In the end, money is what it is all about. Other countries have it to offer, and so folks go where the jobs are. Thanks to the continual cycle of government mismanagement in the Philippines, of which Gloria Arroyo is just the latest version, the jobs are not in the homeland. FedEx recently decided to pull out of Subic Bay and move to Guangzhou China. I can’t help but think that the deteriorating economic and security environment had something to do with the decision.
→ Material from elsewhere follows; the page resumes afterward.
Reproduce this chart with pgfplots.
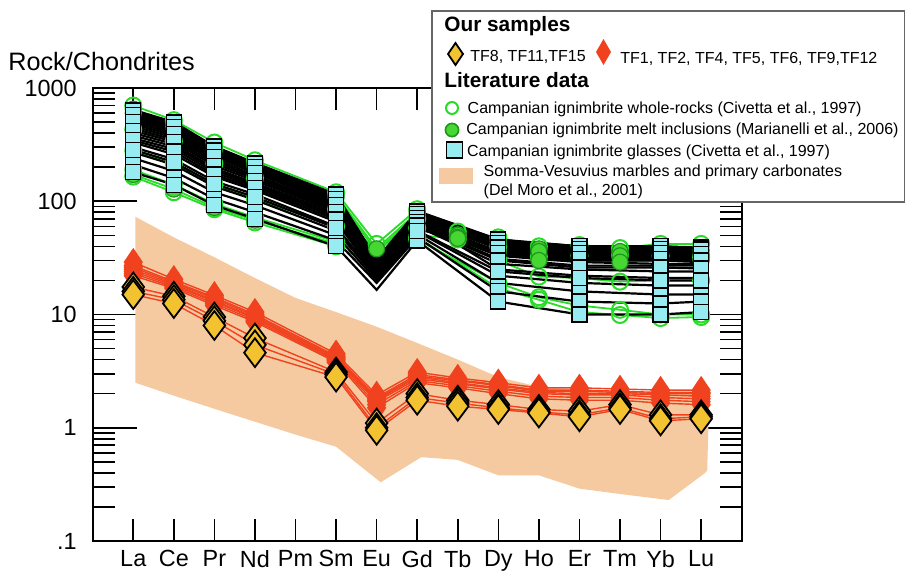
\documentclass[border=0pt]{standalone}
\usepackage{fontspec}
\setmainfont{Liberation Sans}
\usepackage{pgfplots}
\usepackage{pgfplotstable}
\pgfplotsset{compat=1.18}

\definecolor{band}{RGB}{246,202,160}
\definecolor{redmk}{RGB}{240,66,30}
\definecolor{yelmk}{RGB}{242,194,48}
\definecolor{cyanmk}{RGB}{150,236,240}
\definecolor{grn}{RGB}{40,220,40}
\definecolor{grnfill}{RGB}{70,215,50}
\definecolor{grndark}{RGB}{30,150,30}

% Somma-Vesuvius carbonates field (upper edge La->Lu, lower edge Lu->La)
\pgfplotstableread{
x y
1.05 73
2 48
3 32
4 21
5 14
6 10.5
7 7.8
8 5.6
9 4.0
10 2.8
11 2.3
12 2.15
13 2.1
14 2.05
15.2 2.05
15.15 0.42
15.1 0.40
14.2 0.23
13 0.26
12 0.29
11 0.38
10 0.38
9 0.52
8.1 0.55
7.1 0.33
6 0.68
5 0.87
4 1.13
3 1.47
2 1.92
1.05 2.5
}\band

% Campanian ignimbrite glasses
\pgfplotstableread{
x g1 g2 g3 g4 g5 g6 g7 g8 g9 g10 g11 g12 g13 g14 g15 g16 g17 g18 g19 g20 g21 g22 g23 g24
1 640 620 600 560 540 520 480 460 440 400 380 360 330 300 270 240 210 180 630 580 500 420 345 285
2 500 485 470 440 425 410 380 365 350 320 305 290 260 235 210 185 160 140 492 455 395 335 275 222
3 305 298 290 270 262 255 235 225 215 195 188 180 165 150 135 120 105 92 302 280 245 205 172 142
4 218 212 205 195 190 185 170 164 158 145 140 135 125 115 103 92 80 70 215 200 178 152 130 109
6 115 112 108 102 99 96 90 87 84 78 75 72 66 60 55 50 45 40 113 105 93 81 69 58
7 30 30 29 28 27 27 26 25 25 24 23 23 22 21 21 20 19 16.5 31 29 26 24 23 22
8 82 80 78 75 73 72 70 69 68 65 63 62 60 57 54 51 48 45 81 77 71 66 61 55
10 46 45 44 42 41 40 38 25 36 34 33 31 28 37 22 19 16 13 45.5 43 39 35 30 24
12 40 39 39 37 36.5 36 34 22 32 30 29 27 25 33 19 16 13 10 40 38 35 31 26 21
14 40 39 39 37 36.5 36 34 21 32 30 28 27 24 33 18 15 12.5 10 40 38 35 31 26 20
15 39 38 38 37 36 35 33 21 31 29 28 27 24 32 18 15 13 10.5 38.5 37.5 34 30 25.5 20
}\glass

% Campanian ignimbrite whole-rocks
\pgfplotstableread{
x w1 w2 w3 w4 w5
1 700 430 280 165 190
2 520 340 215 120 140
3 330 215 140 85 95
4 230 160 105 65 72
6 120 85 60 40 44
7 42 36 32 27 29
8 85 70 58 46 48
9 54 50 46 nan nan
10 48 40 30 19 17
11 40 32.4 21.6 14.2 13.5
12 41 33 21 12 10.5
13 38.6 33.5 19.5 11 9.9
14 42 33 20 10 9.3
15 42 32 20 10 9.5
}\wrock

% Campanian ignimbrite melt inclusions
\pgfplotstableread{
x m1 m2 m3
1 650 600 172
2 490 455 128
3 300 285 88
4 215 205 68
6 113 108 42
7 38 36 34
8 80 77 50
9 50 48 47
10 44 42 36
11 38 36 30
12 38 35 30
13 36 33 29
14 38 35 30
15 37 34 30
}\melt

% TF1, TF2, TF4, TF5, TF6, TF9, TF12
\pgfplotstableread{
x r1 r2 r3 r4 r5 r6 r7
1 29 27 26 25 24 23 22
2 20.5 19.5 19 18.5 18 17.5 17
3 14.8 14.2 13.8 13.3 13 12.5 12
4 10.5 10.0 9.7 9.4 9.2 8.9 8.6
6 4.5 4.3 4.2 4.1 4.0 3.9 3.8
7 1.95 1.85 1.8 1.75 1.7 1.6 1.5
8 3.1 2.95 2.85 2.8 2.7 2.6 2.5
9 2.75 2.65 2.6 2.5 2.45 2.35 2.25
10 2.5 2.4 2.35 2.25 2.2 2.1 2.0
11 2.25 2.15 2.1 2.05 2.0 1.9 1.8
12 2.25 2.15 2.1 2.0 1.95 1.85 1.75
13 2.2 2.1 2.05 2.0 1.95 1.85 1.75
14 2.15 2.05 2.0 1.95 1.85 1.75 1.65
15 2.15 2.05 2.0 1.9 1.8 1.7 1.6
}\tfred

% TF8, TF11, TF15
\pgfplotstableread{
x y1 y2 y3
1 17.5 16 15
2 14.5 13.5 12.5
3 9.5 8.8 8.0
4 6.2 5.4 4.6
6 3.1 2.95 2.8
7 1.1 1.0 0.95
8 2.0 1.85 1.75
9 1.75 1.65 1.55
10 1.6 1.5 1.45
11 1.45 1.38 1.35
12 1.4 1.3 1.25
13 1.6 1.5 1.45
14 1.3 1.2 1.15
15 1.3 1.25 1.2
}\tfyel

\begin{document}
\begin{tikzpicture}
\begin{scope}[x=0.5pt,y=-0.5pt]
\useasboundingbox (0,0) rectangle (906,570);
\end{scope}
\begin{axis}[
    at={(46.35pt,-270.5pt)}, anchor=south west,
    scale only axis,
    width=324.5pt, height=226.5pt,
    xmin=0, xmax=16,
    ymode=log, ymin=0.1, ymax=1000,
    xtick={1,...,15},
    xticklabels={La,Ce,Pr,Nd,Pm,Sm,Eu,Gd,Tb,Dy,Ho,Er,Tm,Yb,Lu},
    ytick={0.1,1,10,100,1000},
    yticklabels={.1,1,10,100,1000},
    tick align=inside,
    major tick length=11pt, minor tick length=11pt,
    ytick style={/pgfplots/major tick length=22pt},
    every tick/.style={black, line width=0.8pt},
    axis line style={line width=1pt},
    tick label style={font=\fontsize{11.7}{13}\selectfont},
    yticklabel style={inner sep=0pt, xshift=-7.8pt},
    xticklabel style={inner sep=0pt, yshift=-4.5pt},
]
\addplot[fill=band, draw=none] table[x=x, y=y] {\band};

% green lines under the glass bundle
\pgfplotsinvokeforeach{1,...,5}{
  \addplot[grn, line width=0.9pt, mark=none] table[x=x, y=w#1] {\wrock};
}
\pgfplotsinvokeforeach{1,...,3}{
  \addplot[grn, line width=0.9pt, mark=none] table[x=x, y=m#1] {\melt};
}
\pgfplotsinvokeforeach{1,...,24}{
  \addplot[black, line width=1.1pt, mark=none] table[x=x, y=g#1] {\glass};
}
% green symbols (most Eu symbols hidden in the bundle)
\addplot[only marks, mark=o, mark size=4pt,
  mark options={grn, line width=1pt}] table[x=x, y=w1] {\wrock};
\pgfplotsinvokeforeach{2,...,5}{
  \addplot[only marks, mark=o, mark size=4pt,
    mark options={grn, line width=1pt},
    skip coords between index={5}{6}] table[x=x, y=w#1] {\wrock};
}
\addplot[only marks, mark=*, mark size=4pt,
  mark options={draw=grndark, fill=grnfill, line width=0.6pt}] table[x=x, y=m1] {\melt};
\pgfplotsinvokeforeach{2,3}{
  \addplot[only marks, mark=*, mark size=4pt,
    mark options={draw=grndark, fill=grnfill, line width=0.6pt},
    skip coords between index={5}{6}] table[x=x, y=m#1] {\melt};
}
\pgfplotsinvokeforeach{1,...,24}{
  \addplot[only marks, mark=square*, mark size=3.75pt,
    mark options={draw=black, fill=cyanmk, line width=0.6pt},
    skip coords between index={5}{6}] table[x=x, y=g#1] {\glass};
}
\pgfplotsinvokeforeach{1,...,7}{
  \addplot[redmk, line width=0.7pt, mark=diamond*, mark size=6.5pt,
    mark options={draw=redmk, fill=redmk, xscale=0.9}] table[x=x, y=r#1] {\tfred};
}
\pgfplotsinvokeforeach{1,...,3}{
  \addplot[redmk, line width=0.7pt, mark=diamond*, mark size=7.2pt,
    mark options={draw=black, fill=yelmk, line width=0.9pt}] table[x=x, y=y#1] {\tfyel};
}
\end{axis}

\begin{scope}[x=0.5pt,y=-0.5pt]
\node[anchor=base west, inner sep=0, font=\fontsize{12.6}{14}\selectfont] at (8,70) {Rock/Chondrites};

% legend
\draw[draw=black!60, line width=0.7pt, fill=white] (432,11) rectangle (904.5,202);
\node[anchor=base west, inner sep=0, font=\fontsize{10.4}{12}\selectfont\bfseries] at (444,32) {Our samples};
\draw[fill=yelmk, draw=black, line width=0.9pt] (455.5,43) -- (463,54) -- (455.5,65) -- (448,54) -- cycle;
\node[anchor=base west, inner sep=0, font=\fontsize{8}{9.6}\selectfont] at (470,61.7) {TF8, TF11,TF15};
\fill[redmk] (603.5,39) -- (611,52) -- (603.5,65) -- (596,52) -- cycle;
\node[anchor=base west, inner sep=0, font=\fontsize{8}{9.6}\selectfont] at (620,63.3) {TF1, TF2, TF4, TF5, TF6, TF9,TF12};
\node[anchor=base west, inner sep=0, font=\fontsize{10.4}{12}\selectfont\bfseries] at (444,87) {Literature data};
\draw[grn, line width=1pt] (452,108) circle[radius=3pt];
\node[anchor=base west, inner sep=0, font=\fontsize{8}{9.6}\selectfont] at (467.3,113.3) {Campanian ignimbrite whole-rocks (Civetta et al., 1997)};
\draw[grndark, fill=grnfill, line width=0.8pt] (452,130) circle[radius=3.3pt];
\node[anchor=base west, inner sep=0, font=\fontsize{8}{9.6}\selectfont] at (466,134.3) {Campanian ignimbrite melt inclusions (Marianelli et al., 2006)};
\draw[black, fill=cyanmk, line width=0.9pt] (446.5,142) rectangle (462.5,158);
\node[anchor=base west, inner sep=0, font=\fontsize{8}{9.6}\selectfont] at (466.7,156.7) {Campanian ignimbrite glasses (Civetta et al., 1997)};
\fill[band] (439,168) rectangle (473,184);
\node[anchor=base west, inner sep=0, font=\fontsize{8}{9.6}\selectfont] at (483.3,176.7) {Somma-Vesuvius marbles and primary carbonates};
\node[anchor=base west, inner sep=0, font=\fontsize{8}{9.6}\selectfont] at (483.3,195.7) {(Del Moro et al., 2001)};
\end{scope}
\end{tikzpicture}
\end{document}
Demonstration in Central, Hong Kong.

I have also found it more than a little astounding, that for a group that sticks together, as much as Filipinos do; that they have not fought back against this particular phenomenon. Being here in Japan has also given me an appreciation for Filipino culture, they are a talented people, but there are also some aspects that are distinctly troubling to me. Probably should leave it at that here, but someday I’ll try to put it down on paper. (or on this blog). Its complex, but some things about Filipino society need to be changed and quickly. Their ability to stick together is both a good and a bad thing IMHO. I’ll just leave it at that and try to avoid the hate mail.

I don’t have a solution for any of this. I just am struggling to understand it. The only real solution lies with the Philippines itself. They need to do something to make their nation work well. Until then, it just represents untapped potential lying dormant. Would they be any worse off if they had remained a US possession? Somehow I doubt it.

Skippy-san

1 comment

  1. I missed this the first time around, I think. I find your last sentence to be absolutely true. The Philippines are a huge pool of untapped talent lying dormant. Some of the best technical sailors I ever knew were from there and yet they joined the USN rather than join in the Philippine counterpart. My Deputy was Philippino and went home to his high school reunion 30 years later. He came back and said that as a Navy 05 he made 4 times as much money as his high school buddy who was a retired general of the Philippine Army. Sure the guy had a nicer house but it was not even in the same ballpark for all the rest of the things that came with a nice house in Chula Vista.